CARLSBAD, N.M. – The bright yellow signs on U.S. 285 are the first indication that things aren't right in Carlsbad.
"US 285 south subject to sinkhole 1,000 feet ahead," motorists are warned.
But there is little other evidence that in southeastern New Mexico's oil country, a giant cavern sits beneath the earth, ready to swallow part of the highway and possibly a church, several businesses and a trailer park.
The cavern was formed over three decades as oil field service companies pumped fresh water into a salt layer more than 400 feet below the surface and extracted several million barrels of brine to help with drilling.
State regulators flagged it as a potential danger after concluding that it was similar to two wells northwest of Carlsbad that collapsed without warning last year.
Over the past few decades, communities in Texas, Kansas, Michigan, Canada and Europe learned of similar underground danger only after cracks appeared and the ground began to sink. Regulators are trying to determine how to prevent future collapses by better managing a practice that's used throughout the world.
Most brine wells operate far from homes and businesses, but Carlsbad's is unique because it is in a population center — and could prove potentially disastrous.
"It would be a mess. It would be like a bomb going off in the middle of town," said Jim Griswold, a hydrologist with the New Mexico Oil Conservation Division.
The city council and the Eddy County Commission declared a state of emergency Thursday, the first step to free state and federal funds that could be used to figure out a way to stabilize the cavern.

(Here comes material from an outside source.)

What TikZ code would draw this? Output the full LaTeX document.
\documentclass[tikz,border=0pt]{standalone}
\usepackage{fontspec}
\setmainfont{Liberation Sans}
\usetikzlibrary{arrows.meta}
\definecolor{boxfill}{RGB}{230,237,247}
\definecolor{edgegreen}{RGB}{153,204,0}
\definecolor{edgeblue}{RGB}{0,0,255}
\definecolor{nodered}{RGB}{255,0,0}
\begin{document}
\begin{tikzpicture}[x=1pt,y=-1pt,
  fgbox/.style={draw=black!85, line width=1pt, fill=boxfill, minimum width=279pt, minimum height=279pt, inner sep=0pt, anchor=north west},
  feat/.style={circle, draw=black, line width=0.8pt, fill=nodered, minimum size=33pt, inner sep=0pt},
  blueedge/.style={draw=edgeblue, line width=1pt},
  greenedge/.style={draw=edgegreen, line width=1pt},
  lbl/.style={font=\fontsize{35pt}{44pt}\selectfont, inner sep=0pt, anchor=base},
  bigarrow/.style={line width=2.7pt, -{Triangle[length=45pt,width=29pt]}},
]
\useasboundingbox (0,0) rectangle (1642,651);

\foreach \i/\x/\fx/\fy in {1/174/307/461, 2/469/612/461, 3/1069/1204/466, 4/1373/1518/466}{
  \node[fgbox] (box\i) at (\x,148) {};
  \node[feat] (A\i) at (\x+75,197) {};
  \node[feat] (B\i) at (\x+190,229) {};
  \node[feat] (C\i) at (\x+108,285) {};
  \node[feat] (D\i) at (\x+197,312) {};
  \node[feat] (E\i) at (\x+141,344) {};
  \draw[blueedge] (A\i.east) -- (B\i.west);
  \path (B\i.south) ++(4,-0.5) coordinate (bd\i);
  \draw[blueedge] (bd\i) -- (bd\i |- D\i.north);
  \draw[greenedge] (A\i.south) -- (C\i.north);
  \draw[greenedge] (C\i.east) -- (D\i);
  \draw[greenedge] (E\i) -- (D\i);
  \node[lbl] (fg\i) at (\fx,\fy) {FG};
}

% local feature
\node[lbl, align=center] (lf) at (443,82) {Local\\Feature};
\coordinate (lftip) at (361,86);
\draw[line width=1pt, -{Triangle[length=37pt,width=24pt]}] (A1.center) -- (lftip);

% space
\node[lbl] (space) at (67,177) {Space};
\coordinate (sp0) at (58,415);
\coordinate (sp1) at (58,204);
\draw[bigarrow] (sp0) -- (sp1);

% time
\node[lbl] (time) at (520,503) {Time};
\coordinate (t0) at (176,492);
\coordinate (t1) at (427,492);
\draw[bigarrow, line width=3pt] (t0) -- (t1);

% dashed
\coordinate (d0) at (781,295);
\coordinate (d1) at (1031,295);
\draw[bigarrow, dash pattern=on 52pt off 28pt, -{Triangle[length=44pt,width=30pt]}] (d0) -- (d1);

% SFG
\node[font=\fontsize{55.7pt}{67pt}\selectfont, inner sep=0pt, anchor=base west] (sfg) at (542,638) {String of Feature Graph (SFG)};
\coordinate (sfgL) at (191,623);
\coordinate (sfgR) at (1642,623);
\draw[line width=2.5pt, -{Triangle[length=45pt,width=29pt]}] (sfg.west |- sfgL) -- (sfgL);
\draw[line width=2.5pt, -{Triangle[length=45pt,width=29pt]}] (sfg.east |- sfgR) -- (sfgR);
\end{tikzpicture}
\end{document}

"The public's been warned," Carlsbad Mayor Bob Forrest said. "We've had a heads up, and for us as elected officials to sit here and do nothing is political suicide. We want to move forward."
The city of about 26,000 residents knows caverns well. It is home to Carlsbad Caverns National Park, a network of some of the largest natural caverns in North America, where tourists can see both delicate calcite formations and towering stalagmites.
But this man-made salt cavern has residents nervous.
Officials have set up a monitoring system that takes readings from tilt meters and pressure sensors every two seconds and averages them to determine whether there are changes drastic enough to trigger alarms. The alarms are expected to give authorities several hours to evacuate people in advance of a cave-in that could span anywhere from 200 to 500 feet, Griswold said.
I&W Trucking, the oil field service company that owns the site where the cavern is located, contends the state is overreacting because of the previous collapses on state land and criticized the Oil Conservation Division for not doing more tests to establish the size of the brine cavern before forcing it to plug the well.
The agency hired independent consultants to determine the size and shape of the cavern and the risk of collapse.
Eugene Irby, whose family owns I&W Trucking, said the company has always followed the rules and performed annual pressure tests on the cavern. Had the cavern been that unstable, he said, it would have already collapsed, given that more than 2 million pounds of water and heavy trucks were on the surface every day.
"I went to work there every day," Irby said. "I would walk the yard at times and if there were cracks in the ground I would have seen them. There's none."
I&W has given up the brine operation, emptied its tanks and moved down the road.
But trailer park residents Cookie and Ellie Fletcher have been left to wonder what they will do if a sinkhole opens on the other side of the chain-link fence. They are on fixed income and said they could never afford to move.
"It's a nightmare," Ellie Fletcher said, motioning to the wells and tanks in the distance. "I would like to forget about it, but I can't forget about it because it's right there."
It doesn't help that curious friends and acquaintances bombard the Fletchers with questions about the sinkhole each week at church.
At the Circle S Feed Store, next door to the well site, store owner Wally Menuey doesn't need the repeated requests from customers to look at the hole, even though none exists yet.
Menuey said the first thing he looks for when he rounds the corner into the parking lot each morning are the tanks next door. If they're still standing, he knows it's safe to continue on to work. Still, he said, structural cracks have formed in the store.
"It makes you wonder," he said.
The potential sink hole wouldn't just swallow parts of the town. Potential crop damage could total $100 million.
No one knows when the cavern might collapse. But the mayor and other city officials are worried about getting the money they need to tackle the problem in time to stop the worst from happening. State officials said parts of the ground above the well are already heaving while other parts are sinking.
"The clock is ticking," said Jim Goodbar, a senior cave and karst specialist with the Bureau of Land Management.